Mariano Rivera worked the ninth for his 42nd career postseason save, extending his major league record. After a pinch-hit single and a sacrifice bunt, Rivera struck out Young and retired Hamilton on a grounder.
Things had started so well for the Rangers in their first ALCS game, and the first time playing a postseason series opener at Rangers Ballpark.
Ryan, the Hall of Famer and team president, threw out the ceremonial first pitch. The all-time king of strikeouts and no-hitters fired a heater that drew maybe the loudest pregame cheer from the crowd of 50,935.

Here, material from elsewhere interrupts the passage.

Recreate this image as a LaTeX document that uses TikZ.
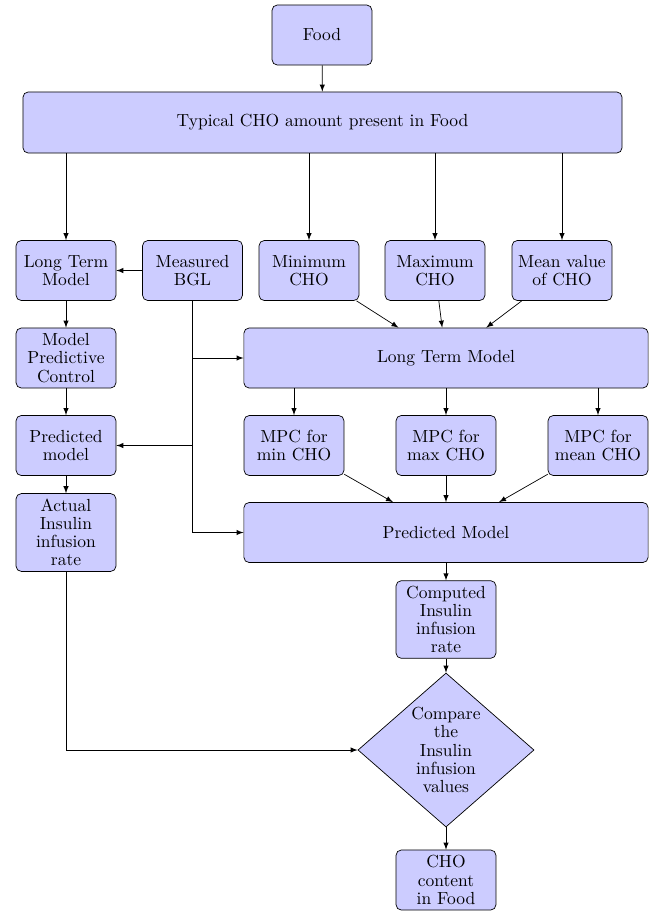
\documentclass[tikz,border=0pt]{standalone}
\usetikzlibrary{shapes.geometric,arrows}

\tikzset{
  blk/.style={draw, rounded corners=3pt, fill=blue!20, align=center,
    text width=51pt, minimum width=57.1pt, minimum height=34.3pt, inner sep=3pt,
    font=\fontsize{10}{10.4}\selectfont},
  widebox/.style={blk, text width=225pt, minimum width=230.9pt},
  decide/.style={draw, diamond, fill=blue!20, align=center, text width=40pt,
    inner sep=0pt, aspect=1.14, minimum width=100.6pt, minimum height=88pt,
    font=\fontsize{10}{10.4}\selectfont},
  line/.style={draw, -latex}
}

\begin{document}
\begin{tikzpicture}[x=0.5714pt, y=-0.5714pt]
  \useasboundingbox (0,0) rectangle (656,912);

  % top
  \node[blk] (food) at (322,35) {Food};
  \node[blk, text width=336pt, minimum width=342.3pt, minimum height=34.9pt] (typ) at (322.5,122.5) {Typical CHO amount present in Food};

  % first row
  \node[blk] (ltmA) at (66,270.5) {Long Term Model};
  \node[blk] (bgl) at (192.5,270.5) {Measured BGL};
  \node[blk] (minc) at (309,270.5) {Minimum CHO};
  \node[blk] (maxc) at (435,270.5) {Maximum CHO};
  \node[blk] (meanc) at (562,270.5) {Mean value of CHO};

  % left column
  \node[blk] (mpc) at (66,358) {Model Predictive Control};
  \node[blk] (predA) at (66,445.5) {Predicted model};
  \node[blk] (act) at (66,532.5) {Actual Insulin infusion rate};

  % right part
  \node[widebox] (ltmB) at (446,358) {Long Term Model};
  \node[blk] (mpcmin) at (294,445.5) {MPC for min CHO};
  \node[blk] (mpcmax) at (446,445.5) {MPC for max CHO};
  \node[blk] (mpcmean) at (598,445.5) {MPC for mean CHO};
  \node[widebox] (predB) at (446,532.5) {Predicted Model};
  \node[blk] (comp) at (446,619.5) {Computed Insulin infusion rate};
  \node[decide] (cmp) at (446,750) {Compare the Insulin infusion values};
  \node[blk] (cho) at (446,880) {CHO content in Food};

  % connectors
  \path[line] (food) -- (typ);
  \path[line] (typ.south -| ltmA) -- (ltmA);
  \path[line] (typ.south -| minc) -- (minc);
  \path[line] (typ.south -| maxc) -- (maxc);
  \path[line] (typ.south -| meanc) -- (meanc);

  \path[line] (bgl) -- (ltmA);
  \path[line] (ltmA) -- (mpc);
  \path[line] (mpc) -- (predA);
  \path[line] (predA) -- (act);

  \path[line] (bgl.south) |- (ltmB.west);
  \path[line] (bgl.south) |- (predA.east);
  \path[line] (bgl.south) |- (predB.west);

  \path[line] (minc) -- (ltmB);
  \path[line] (maxc) -- (ltmB);
  \path[line] (meanc) -- (ltmB);

  \path[line] (ltmB.south -| mpcmin) -- (mpcmin);
  \path[line] (ltmB.south -| mpcmax) -- (mpcmax);
  \path[line] (ltmB.south -| mpcmean) -- (mpcmean);

  \path[line] (mpcmin) -- (predB);
  \path[line] (mpcmax) -- (predB);
  \path[line] (mpcmean) -- (predB);

  \path[line] (predB) -- (comp);
  \path[line] (comp) -- (cmp);
  \path[line] (cmp) -- (cho);
  \path[line] (act.south) |- (cmp.west);
\end{tikzpicture}
\end{document}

Then with Hamilton's homer, Texas already had more runs than it scored in all the 1998 and 1999 division series against New York. The Rangers scored only one run in each of those while being swept in three games both times. They lost the last three games in the 1996 after winning their playoff debut in old Yankee Stadium.

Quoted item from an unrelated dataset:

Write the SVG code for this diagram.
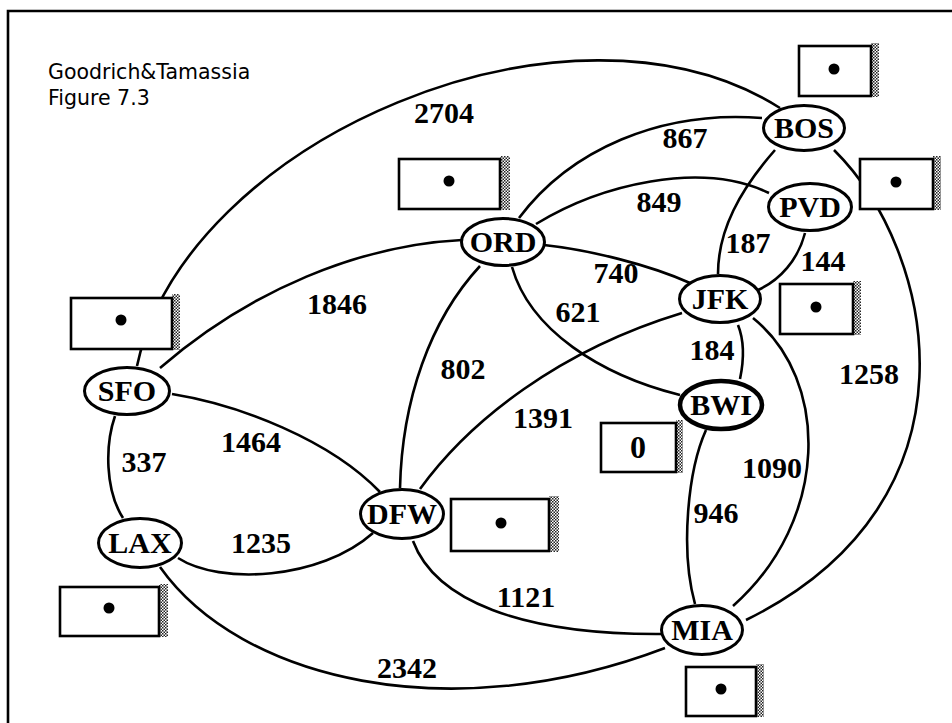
<svg xmlns="http://www.w3.org/2000/svg" width="952" height="723" viewBox="0 0 952 723">
<defs>
<pattern id="stip" width="3" height="3" patternUnits="userSpaceOnUse">
<rect x="0" y="0" width="3" height="3" fill="#fff"/>
<rect x="0" y="0" width="1.5" height="1.5" fill="#222"/>
<rect x="1.5" y="1.5" width="1.5" height="1.5" fill="#222"/>
</pattern>
</defs>
<style>
.frame{stroke:#000;stroke-width:2.6;fill:none}
.edge{stroke:#000;stroke-width:2.6;fill:none}
.node ellipse{fill:#fff;stroke:#000;stroke-width:3}
.node text,.lbl{font-family:"Liberation Serif","Times New Roman",serif;font-weight:bold;font-size:30px;fill:#000;text-anchor:middle}
.box rect.b{fill:#fff;stroke:#000;stroke-width:2.6}
.box rect.s{fill:url(#stip);stroke:none}
.box circle{fill:#000}
.box text{font-family:"Liberation Serif","Times New Roman",serif;font-weight:bold;font-size:32px;fill:#000;text-anchor:middle}
.title{font-family:"DejaVu Sans",Verdana,sans-serif;font-size:20.5px;fill:#000}
</style>
<rect x="0" y="0" width="952" height="723" fill="#fff"/>
<path class="frame" d="M8,723 V11 H952"/>
<text class="title" x="48" y="79">Goodrich&amp;Tamassia</text>
<text class="title" x="48" y="105">Figure 7.3</text>

<g id="connectors">
<path class="edge" d="M137,366 C185,140 570,-25 780,108"/>
<path class="edge" d="M160,368 C250,290 360,245 462,240"/>
<path class="edge" d="M172,394 C240,405 330,440 380,492"/>
<path class="edge" d="M115,416 C105,445 105,490 123,518"/>
<path class="edge" d="M178,558 C220,585 320,580 373,533"/>
<path class="edge" d="M160,567 C240,680 450,730 665,648"/>
<path class="edge" d="M400,488 C402,400 430,320 480,266"/>
<path class="edge" d="M420,489 C470,420 560,350 682,313"/>
<path class="edge" d="M413,541 C435,600 520,635 662,634"/>
<path class="edge" d="M519,218 C570,150 660,110 762,118"/>
<path class="edge" d="M536,224 C600,185 700,160 769,193"/>
<path class="edge" d="M544,245 C590,250 650,265 690,283"/>
<path class="edge" d="M512,267 C530,330 600,375 680,395"/>
<path class="edge" d="M775,150 C740,190 718,230 718,274"/>
<path class="edge" d="M834,150 C935,250 990,500 746,620"/>
<path class="edge" d="M805,233 C798,260 780,280 758,290"/>
<path class="edge" d="M738,325 C744,340 744,360 740,379"/>
<path class="edge" d="M753,318 C830,380 830,520 733,606"/>
<path class="edge" d="M706,430 C688,470 680,550 695,604"/>
</g>

<g id="edge-labels">
<text class="lbl" x="444" y="123">2704</text>
<text class="lbl" x="337" y="314">1846</text>
<text class="lbl" x="685" y="148">867</text>
<text class="lbl" x="659" y="212">849</text>
<text class="lbl" x="748" y="253">187</text>
<text class="lbl" x="823" y="271">144</text>
<text class="lbl" x="616" y="283">740</text>
<text class="lbl" x="578" y="322">621</text>
<text class="lbl" x="712" y="360">184</text>
<text class="lbl" x="463" y="379">802</text>
<text class="lbl" x="543" y="428">1391</text>
<text class="lbl" x="251" y="452">1464</text>
<text class="lbl" x="144" y="472">337</text>
<text class="lbl" x="261" y="553">1235</text>
<text class="lbl" x="407" y="678">2342</text>
<text class="lbl" x="869" y="384">1258</text>
<text class="lbl" x="772" y="478">1090</text>
<text class="lbl" x="716" y="523">946</text>
<text class="lbl" x="526" y="607">1121</text>
</g>

<g id="node-BOS" class="node"><ellipse cx="804" cy="128" rx="40.5" ry="22.5"/><text x="804" y="138">BOS</text></g>
<g id="node-PVD" class="node"><ellipse cx="810" cy="207" rx="41.5" ry="23.5"/><text x="810" y="217">PVD</text></g>
<g id="node-ORD" class="node"><ellipse cx="503" cy="242" rx="41.5" ry="23.5"/><text x="503" y="252">ORD</text></g>
<g id="node-JFK" class="node"><ellipse cx="720" cy="299" rx="40.5" ry="23.5"/><text x="720" y="309">JFK</text></g>
<g id="node-BWI" class="node"><ellipse cx="721" cy="405" rx="41" ry="24" style="stroke-width:4.5"/><text x="721" y="415">BWI</text></g>
<g id="node-SFO" class="node"><ellipse cx="127" cy="391" rx="42.5" ry="23.5"/><text x="127" y="401">SFO</text></g>
<g id="node-LAX" class="node"><ellipse cx="140" cy="543" rx="41.5" ry="24.5"/><text x="140" y="553">LAX</text></g>
<g id="node-DFW" class="node"><ellipse cx="402" cy="514" rx="41.5" ry="24.5"/><text x="402" y="524">DFW</text></g>
<g id="node-MIA" class="node"><ellipse cx="702" cy="630" rx="40.5" ry="24.5"/><text x="702" y="640">MIA</text></g>

<g id="box-BOS" class="box"><rect class="s" x="871" y="43" width="8" height="54"/><rect class="b" x="799" y="46" width="72" height="50"/><circle cx="834" cy="69" r="5.5"/></g>
<g id="box-PVD" class="box"><rect class="s" x="933" y="156" width="8" height="54"/><rect class="b" x="860" y="159" width="73" height="50"/><circle cx="896" cy="182" r="5.5"/></g>
<g id="box-ORD" class="box"><rect class="s" x="500" y="156" width="10" height="54"/><rect class="b" x="399" y="159" width="101" height="50"/><circle cx="449" cy="181" r="5.5"/></g>
<g id="box-JFK" class="box"><rect class="s" x="853" y="281" width="8" height="54"/><rect class="b" x="780" y="284" width="73" height="50"/><circle cx="816" cy="307" r="5.5"/></g>
<g id="box-SFO" class="box"><rect class="s" x="172" y="294" width="8" height="56"/><rect class="b" x="71" y="298" width="101" height="51"/><circle cx="121" cy="320" r="5.5"/></g>
<g id="box-BWI" class="box"><rect class="s" x="676" y="420" width="7" height="53"/><rect class="b" x="601" y="423" width="75" height="49"/><text x="638" y="458">0</text></g>
<g id="box-DFW" class="box"><rect class="s" x="549" y="496" width="10" height="56"/><rect class="b" x="451" y="499" width="98" height="52"/><circle cx="501" cy="523" r="5.5"/></g>
<g id="box-LAX" class="box"><rect class="s" x="159" y="584" width="9" height="53"/><rect class="b" x="60" y="587" width="99" height="49"/><circle cx="109" cy="608" r="5.5"/></g>
<g id="box-MIA" class="box"><rect class="s" x="756" y="664" width="8" height="53"/><rect class="b" x="686" y="667" width="70" height="49"/><circle cx="721" cy="689" r="5.5"/></g>
</svg>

Only a fortunate bounce on what could've been a bases-loaded wild pitch stopped the Rangers from getting more in the first after Hamilton pulled a pitch down the right field line for his first postseason homer.

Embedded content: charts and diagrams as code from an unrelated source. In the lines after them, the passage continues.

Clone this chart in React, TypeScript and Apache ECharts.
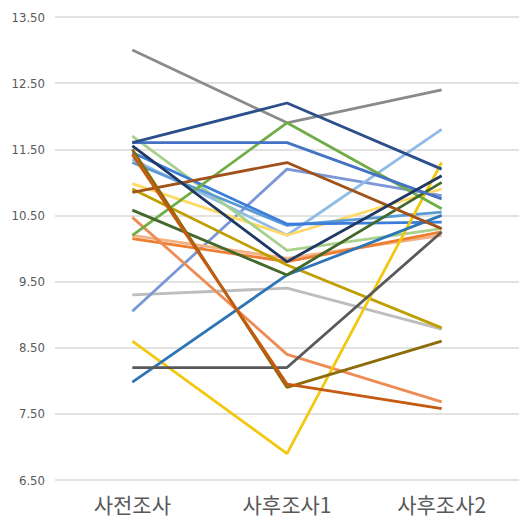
import React, { useEffect, useRef } from "react";
import * as echarts from "echarts";

const categories = ["사전조사", "사후조사1", "사후조사2"];
const yTicks = { min: 6.5, max: 13.5, interval: 1 };

const sA = [13.0, 11.9, 12.4];
const sB = [11.6, 12.2, 11.2];
const sC = [11.6, 11.6, 10.75];
const sD = [10.2, 11.9, 10.6];
const sE = [10.85, 11.3, 10.3];
const sF = [9.05, 11.2, 10.8];
const sG = [11.35, 10.2, 11.8];
const sH = [11.55, 9.8, 11.1];
const sI = [11.45, 10.37, 10.4];
const sJ = [10.58, 9.6, 11.0];
const sK = [10.2, 9.85, 10.2];
const sL = [10.15, 9.8, 10.25];
const sM = [9.3, 9.4, 8.78];
const sN = [10.9, 9.75, 8.8];
const sO = [8.6, 6.9, 11.3];
const sP = [8.2, 8.2, 10.25];
const sQ = [7.98, 9.6, 10.5];
const sR = [11.5, 7.9, 8.6];
const sS = [11.42, 7.95, 7.58];
const sT = [10.47, 8.4, 7.68];
const sU = [10.98, 10.2, 10.9];
const sV = [11.7, 9.97, 10.3];
const sW = [11.3, 10.35, 10.55];

const seriesData: [string, number[], string][] = [
  ["A", sA, "#8a8a8a"],
  ["M", sM, "#bdbdbd"],
  ["F", sF, "#7b97d6"],
  ["G", sG, "#8fbbe6"],
  ["U", sU, "#ffd966"],
  ["V", sV, "#a9d18e"],
  ["W", sW, "#5b9bd5"],
  ["I", sI, "#3b7dd8"],
  ["K", sK, "#f4b183"],
  ["L", sL, "#ed7d31"],
  ["T", sT, "#ee8c55"],
  ["N", sN, "#bf9f00"],
  ["O", sO, "#f2c811"],
  ["Q", sQ, "#2e75b6"],
  ["P", sP, "#595959"],
  ["D", sD, "#70ad47"],
  ["J", sJ, "#43682b"],
  ["E", sE, "#a0521a"],
  ["C", sC, "#4472c4"],
  ["H", sH, "#203864"],
  ["B", sB, "#2c4f8c"],
  ["R", sR, "#8b6b0a"],
  ["S", sS, "#c55a11"],
];

export default function App() {
  const ref = useRef<HTMLDivElement>(null);
  useEffect(() => {
    if (!ref.current) return;
    const chart = echarts.init(ref.current, undefined, { renderer: "svg" });
    chart.setOption({
      animation: false,
      backgroundColor: "#ffffff",
      grid: { left: 55, right: 9, top: 17, bottom: 47 },
      xAxis: {
        type: "category",
        data: categories,
        boundaryGap: true,
        axisLine: { show: false },
        axisTick: { show: false },
        axisLabel: {
          color: "#595959",
          fontSize: 21,
          margin: 13,
          fontFamily: "'Noto Sans CJK KR', sans-serif",
        },
      },
      yAxis: {
        type: "value",
        min: yTicks.min,
        max: yTicks.max,
        interval: yTicks.interval,
        axisLine: { show: false },
        axisTick: { show: false },
        splitLine: { lineStyle: { color: "#d9d9d9", width: 1.5 } },
        axisLabel: {
          color: "#595959",
          fontSize: 13,
          margin: 10,
          fontFamily: "'DejaVu Sans Condensed', 'Liberation Sans Narrow', sans-serif",
          formatter: (v: number) => v.toFixed(2),
        },
      },
      series: seriesData.map(([name, data, color]) => ({
        name,
        type: "line",
        data,
        symbol: "none",
        lineStyle: { color, width: 2.8 },
        itemStyle: { color },
      })),
    });
    return () => chart.dispose();
  }, []);
  return (
    <div
      ref={ref}
      style={{ position: "fixed", left: 0, top: 0, width: 528, height: 527 }}
    />
  );
}
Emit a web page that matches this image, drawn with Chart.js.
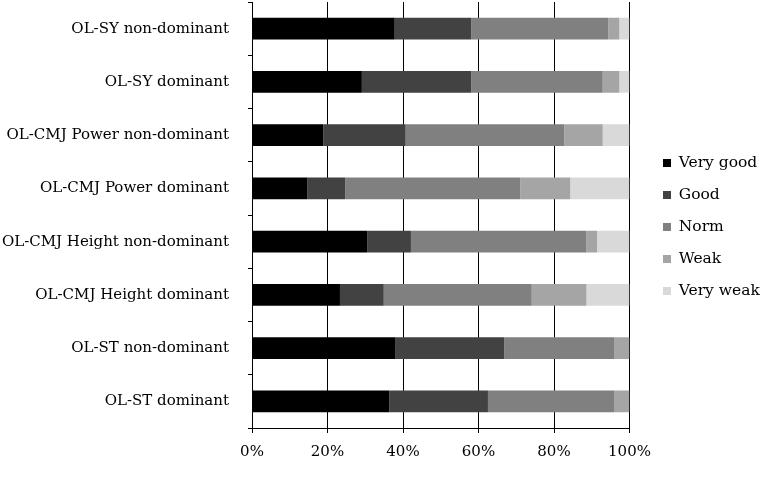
<!DOCTYPE html>
<html>
<head>
<meta charset="utf-8">
<script src="https://cdn.jsdelivr.net/npm/chart.js@4/dist/chart.umd.min.js"></script>
<style>
	html, body { margin: 0; padding: 0; background: #fff; }
	#wrap { width: 767px; height: 501px; position: relative; }
</style>
</head>
<body>
<div id="wrap"><canvas id="chart"></canvas></div>
<script>
// ----- ----- -----
// data
// ----- ----- -----

const categories = [
	'OL-SY non-dominant',
	'OL-SY dominant',
	'OL-CMJ Power non-dominant',
	'OL-CMJ Power dominant',
	'OL-CMJ Height non-dominant',
	'OL-CMJ Height dominant',
	'OL-ST non-dominant',
	'OL-ST dominant'
];

const veryGood = [37.8, 29.1, 18.9, 14.7, 30.5, 23.3, 37.9, 36.4];
const good     = [20.3, 29.0, 21.8, 10.0, 11.6, 11.6, 28.9, 26.1];
const norm     = [36.3, 34.8, 42.0, 46.4, 46.4, 39.2, 29.1, 33.4];
const weak     = [2.9, 4.4, 10.2, 13.2, 2.9, 14.5, 4.1, 4.1];
const veryWeak = [2.7, 2.7, 7.1, 15.7, 8.6, 11.4, 0, 0];

const xTicks = [0, 20, 40, 60, 80, 100];

// ----- ----- -----
// chart js
// ----- ----- -----

const fontFamily = '"DejaVu Serif", serif';

function series(label, data, color) {
	return {
		label: label,
		data: data,
		backgroundColor: color,
		borderWidth: 0,
		barPercentage: 0.41,
		categoryPercentage: 1
	};
}

const chartData = {
	labels: categories,
	datasets: [
		series('Very good', veryGood, '#000000'),
		series('Good', good, '#424242'),
		series('Norm', norm, '#808080'),
		series('Weak', weak, '#a5a5a5'),
		series('Very weak', veryWeak, '#d9d9d9')
	]
};

// legend is wider and sits further right / higher than chart.js puts it
const legendPlace = {
	id: 'legendPlace',
	beforeLayout(chart) {
		const legend = chart.legend;
		if (!legend._wideFit) {
			const fit = legend.fit;
			legend.fit = function () {
				fit.call(this);
				this.width = 137.5;
			};
			legend._wideFit = true;
		}
	},
	afterLayout(chart) {
		const legend = chart.legend;
		legend.left += 17;
		legend.top -= 6;
		legend.bottom -= 6;
	}
};

const chart = new Chart('chart', {
	type: 'bar',
	data: chartData,
	plugins: [legendPlace],
	options: {
		indexAxis: 'y',
		responsive: true,
		maintainAspectRatio: false,
		animation: false,
		layout: {
			padding: { top: 2, right: 0, bottom: 37, left: 0 }
		},
		plugins: {
			tooltip: { enabled: false },
			legend: {
				position: 'right',
				labels: {
					boxWidth: 8,
					boxHeight: 8,
					padding: 16.5,
					color: '#000',
					font: { family: fontFamily, size: 15.5 }
				}
			}
		},
		scales: {
			x: {
				stacked: true,
				min: 0,
				max: 100,
				afterBuildTicks: (axis) => {
					axis.ticks = xTicks.map(v => ({ value: v }));
				},
				afterFit: (axis) => { axis.height = 36; },
				ticks: {
					color: '#000',
					font: { family: fontFamily, size: 15 },
					padding: 10,
					maxRotation: 0,
					callback: (v) => v + '%'
				},
				grid: {
					color: '#000',
					lineWidth: 1,
					tickLength: 5
				},
				border: { color: '#000', width: 1 }
			},
			y: {
				stacked: true,
				afterFit: (axis) => {
					axis.width = 252;
					axis.paddingTop = 0;
					axis.paddingBottom = 0;
				},
				ticks: {
					color: '#000',
					font: { family: fontFamily, size: 15 },
					padding: 19
				},
				grid: {
					drawOnChartArea: false,
					color: '#000',
					tickLength: 4
				},
				border: { color: '#000', width: 1 }
			}
		}
	}
});
</script>
</body>
</html>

After an extended gap between starts, eight days of rest since Game 1 of the AL division series against Minnesota, the Yankees' big left-hander labored through the first. Sabathia walked three, gave up three hits and was pitching to the ninth batter when he finally got out of a bases-loaded jam on his 36th pitch -- the 20th ball.
That high pitch clipped catcher Jorge Posada's mitt and ricocheted hard off the brick-facade backstop. Posada turned, retrieved the ball and flipped it to Sabathia to get Nelson Cruz trying to score.
Cruz immediately pointed at home plate while pleading with umpire Gerry Davis, and Washington ran out to join the conversation. But replays showed clearly that Sabathia tagged Cruz on his left arm before his feet slid across the plate.
Young put the Rangers up 5-0 with a two-run double in the fourth before Hamilton took an inning-ending called third strike. That was it for Sabathia in the shortest of his seven postseason games for the Yankees over two Octobers -- and his shortest in 36 starts this year, his two postseason starts included.
Sabathia gave up five runs and six hits and four walks.
"He was definitely off today, but didn't give up 10 runs," Girardi said. "He kept it to five and we were able to come back. "
Notes: Yankees pitchers had thrown 24 2-3 consecutive scoreless innings in playoffs games at Rangers Ballpark, since the third inning of Game 4 of the 1996 division series. They pitched shutouts at Texas in 1998 and 1999. ... Hamilton was 1 for 10 with four strikeouts in his career against Sabathia before the first-inning homer.